La nouvelle République rwandaise, inversera la pyramide traditionnelle du pouvoir, brisera la conscience nationale traditionnelle et effacera la mémoire de la nation. La République définit son identité par l’abolition de l’ordre ancien dominé par la monarchie Tutsi.  Elle fondera sa légitimité sur la supériorité numérique de l’ethnie Hutu. Le nouveau pouvoir ne tardera pas à mettre en place un système de quotas limitant l’accès à l’enseignement supérieur et à tous les services publics à 9% pour les Tutsis. Pour la réussite de l’apartheid, les nouveaux dirigeants Parmehutu imposeront la mention de l’ethnie sur la carte nationale d’identité facilitant l’exclusion d’une partie de la population. Ils ne cesseront de clamer à qui veut l’entendre que le parrain (Eglise Catholique) a levé l’interdit. Des milliers des Tutsi seront massacrés avec l’aide d’une honteuse coopération technique militaire belge en 1963, 1966 et 1972. 

La deuxième république 

En juillet 1973, soucieux de rompre avec un passé compromettant, la Belgique encouragera le chef d’état major de l’armée, le général Juvénal Habyarimana à prendre le pouvoir sans effusion de sang.
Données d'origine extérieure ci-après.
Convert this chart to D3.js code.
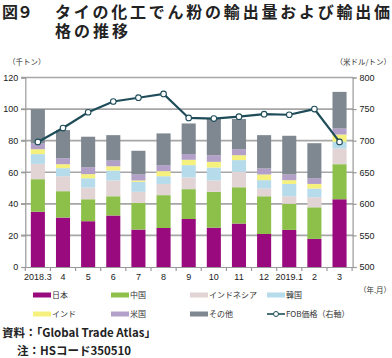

Il pratiquera l’exclusion élégamment et s’ouvrira au monde extérieur en nouant des relations avec une France qui ne cache pas son antipathie a l’égard des éleveurs des gros bétails, fiers et insubordonnés. Ces Tutsi rappelant bien à la cellule africaine de l’Elysée, les peuls guinéens difficiles à apprivoiser comme le disait Jacques Foccart.  Aucun Tutsi ne peut devenir ministre ou faire partie de l’armée nationale.  Habyarimana supprime aux Tutsi tout accès aux services publics. En 1973, des milliers des jeunes Tutsi persécutés émigreront au Canada et dans les pays occidentaux. Victime d'une discrimination constitutionnelle, la diaspora Tutsi s’organisera pour le retour au Rwanda au sein d’un mouvement politico-militaire qui ne tarde pas à amener le dictateur Habyarimana sur la table de négociation à Arusha (Tanzanie).  Les faucons de son pouvoir, la maisonnée (Akazu) ne lui pardonneront pas la signature des accords de paix et  de retour d’Arusha son avion terminera sa trajectoire dans le jardin de son palais.  Attentat ou crime organisé, le capitaine Barril, officier Français détenteur de la boite noire ne livre toujours pas son secret !  

Le génocide de 1994 

Au lendemain de la mort du Président Juvénal Habyarimana, la chasse aux Tutsi débute à travers le pays.  Les militaires rwandais et les miliciens Interahamwe encadrés par les militaires Français sillonnent le pays, tuant à la machette les Tutsi. En 100 jours, plus d’un million des personnes sont massacrées.  Le doux paysage rwandais offrant au monde entier les images les plus macabres de l’histoire contemporaine.  Tout ceci se passe devant la mission des nations unies au Rwanda voulue sans mission spécifique.  Pour protéger les génocidaires, la France déploiera l’Opération Turquoise à l’est du Zaïre  et permettra a ces forces négatives de s’installer en RDC ou ils continuent 13 ans après à semer la mort. 

Panser les plaies 

Malgré la création d’une zone humanitaire sure, voulue fief du gouvernement génocidaire, le Front Patriotique Rwandais intensifiera les combats pour sécuriser la population et réussira à mettre en débandade la légion de l’hexagone qui abandonnera un lourd fardeau au Congo dans sa partie orientale.  Le nouveau pouvoir mettra en place un gouvernement d’union nationale qui s’attèle à la reconstruction du pays en pensant les plaies et en en effaçant difficilement les séquelles du premier coup d’état du continent africain.  Les Gacaca (tribunaux populaires) et l’abolition de la peine de mort parviendront à vaincre la méfiance ethnique.   

La paix retrouvée dans ce pays des milles collines ne pourra pas être facilement perturbée par les faiseurs des tornades qui se butent désormais devant une nation à commandement unique. L’actuel régime que dirige le Président Paul Kagame est décidé à rompre avec les inégalités du passé.